Self-collected Dawn Redwood seeds sometimes have good germination rates, even from younger trees outside of their natural habitat. If you have a Dawn Redwood nearby you may wish to consider the option of collecting your own seeds – just check if you need permission to collect the seeds before doing so.

Preparing the seeds

Preparing Dawn Redwood seeds is a relatively straightforward process, as they can germinate well without any stratification. This is because the natural habitat of the species experiences mild winters that rarely drop below 4-5 degrees celsius as a nighttime low.

Dawn Redwood seedlings

Whether you’re stratifying your seeds or not – the best place to start is with an overnight soak in water to kick start the process.

Often your best option will likely be to then move forward to sowing as soon as you are able to, as the seeds have a relatively short shelf-life – especially when stored at room temperature or higher.

If you do decide to stratify your seeds, the best approach would be to keep the seeds moist but not totally wet (optionally with a medium such as vermiculite or sand that can help maintain and regulate moisture levels across the seeds) and place them in a semi-sealed container in the refrigerator for 3-6 weeks – ensuring they don’t dry out during this time.

Sowing Dawn Redwood seeds

As with most seeds, our preferred method is to sow outside of compost and wait for germinations before planting germinated seeds in seed tray pods. This approach takes away a lot of the guesswork and is generally more efficient as you’re not wasting space on seeds that won’t germinate.

The method involves sowing the seeds on a damp tissue paper inside a sealed container that maintains a relatively high humidity.

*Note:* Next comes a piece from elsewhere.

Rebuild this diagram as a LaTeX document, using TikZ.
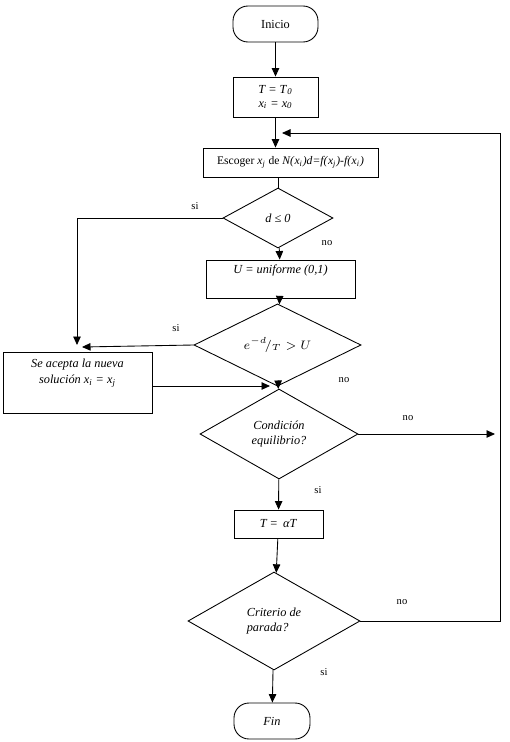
\documentclass[tikz,border=0pt]{standalone}
\usepackage{fontspec}
\setmainfont{Liberation Serif}
\usetikzlibrary{shapes.geometric,arrows.meta}
\newcommand{\vsub}[2]{\textit{#1}\textsubscript{\textit{#2}}}

\begin{document}
\begin{tikzpicture}[line width=0.5pt,
  font=\fontsize{7}{9}\selectfont,
  >={Triangle[length=1.7mm,width=1.5mm]},
  proc/.style={draw,rectangle,inner sep=1pt,align=center},
  term/.style={draw,rectangle,rounded corners=3mm,inner sep=1pt},
  decis/.style={draw,diamond,inner sep=0pt,align=center},
  lbl/.style={font=\fontsize{6}{7}\selectfont,inner sep=0pt}]
\useasboundingbox (0,0) rectangle (10.18,-14.84);
% blocks
\node[term,minimum width=1.7cm,minimum height=0.72cm] (inicio) at (5.51,-0.48) {Inicio};
\node[proc,minimum width=1.7cm,minimum height=0.8cm] (t0) at (5.51,-1.94) {\textit{T = T}\textsubscript{\textit{0}}\\[-1pt] \vsub{x}{i} \textit{= }\vsub{x}{0}};
\node[proc,minimum width=3.5cm,minimum height=0.58cm,font=\fontsize{6.6}{8}\selectfont] (esc) at (5.81,-3.25) {Escoger \vsub{x}{j} de \textit{N(}\vsub{x}{i}\textit{)d=f(}\vsub{x}{j}\textit{)-f(}\vsub{x}{i}\textit{)}};
\node[decis,minimum width=2.2cm,minimum height=1.2cm] (dec1) at (5.56,-4.36) {\textit{d ≤ 0}};
\node[proc,minimum width=2.98cm,minimum height=0.76cm,text depth=0.4cm] (u) at (5.61,-5.58) {\textit{U = uniforme (0,1)}};
\node[decis,minimum width=3.34cm,minimum height=1.32cm] (dec2) at (5.55,-6.9) {\fontsize{7.2}{9}\selectfont$e^{-d}\!/_{T} > U$};
\node[proc,minimum width=2.98cm,minimum height=1.22cm] (acc) at (1.55,-7.65) {\textit{Se acepta la nueva}\\ \textit{solución }\vsub{x}{i}\textit{ = }\vsub{x}{j}\\[4pt]};
\node[decis,minimum width=3.16cm,minimum height=1.8cm] (dec3) at (5.58,-8.68) {\textit{Condición}\\ \textit{equilibrio?}};
\node[proc,minimum width=1.78cm,minimum height=0.56cm] (ta) at (5.57,-10.48) {\textit{T =\, αT}};
\node[decis,minimum width=3.44cm,minimum height=1.96cm,align=left] (dec4) at (5.48,-12.42) {\textit{Criterio de}\\ \textit{parada?}};
\node[term,minimum width=1.52cm,minimum height=0.72cm] (fin) at (5.44,-14.42) {\textit{Fin}};
% free ends
\coordinate (back) at (5.64,-2.66);
\coordinate (corner) at (10.0,-2.66);
\coordinate (join1) at (1.54,-6.9);
\coordinate (join2) at (1.64,-6.94);
\coordinate (accend) at (5.4,-7.72);
\coordinate (eqend) at (9.9,-8.68);
% connectors
\draw[->] (inicio) -- (t0);
\draw[->] (t0.south) -- (t0.south |- esc.north);
\draw (dec1.north |- esc.south) -- (dec1.north);
\draw[->] (dec1) -- (u);
\draw[->] (u) -- (dec2);
\draw[->] (dec2) -- (dec3);
\draw[->] (dec3) -- (ta);
\draw[->] (ta) -- (dec4);
\draw[->] (dec4) -- (fin);
\draw[->] (dec1.west) -| (join1);
\draw[->] (dec2.west) -- (join2);
\draw[->] (acc.east |- accend) -- (accend);
\draw[->] (dec3.east) -- (eqend);
\draw[->] (dec4.east) -| (corner) -- (back);
% labels
\node[lbl] (si1) at (3.9,-4.12) {si};
\node[lbl] (no1) at (6.54,-4.86) {no};
\node[lbl] (si2) at (3.52,-6.56) {si};
\node[lbl] (no2) at (6.88,-7.6) {no};
\node[lbl] (no3) at (8.16,-8.36) {no};
\node[lbl] (si3) at (6.36,-9.8) {si};
\node[lbl] (no4) at (8.04,-12.04) {no};
\node[lbl] (si4) at (6.48,-13.44) {si};
\end{tikzpicture}
\end{document}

The trick here is to get the level of moisture right. Too much and you are at high risk of fungal growth that can damage the seeds. Too little and it will be difficult for them to germinate. My usual method involves first inserting the kitchen roll, then giving it a few sprays with water from a spray bottle so that it is slightly damp. I then place the seeds onto the roll before spraying another few sprays. If you’re worried you made things too wet, you can leave the lid off for a few minutes to let them dry out. These germination containers should be sealed and placed in a shaded area (away from any direct sunlight) and kept at a comfortable room temperature (around 20 degrees celsius). You will need to check on the seeds daily for germinations.

After germination

When you spot a germinating seed, it’s time to plant it in compost. I use a coir compost for this stage as it is light and airy – allowing the roots to grow easily and without becoming too saturated in water. A key risk in the first few weeks of life is death from “damping off” – essentially fungus that kills the seedling – in my experience using coir compost helps to reduce a large part of this risk as long as you’re not overwatering. Germinated seeds should be planted around 0.5-1cm below the surface.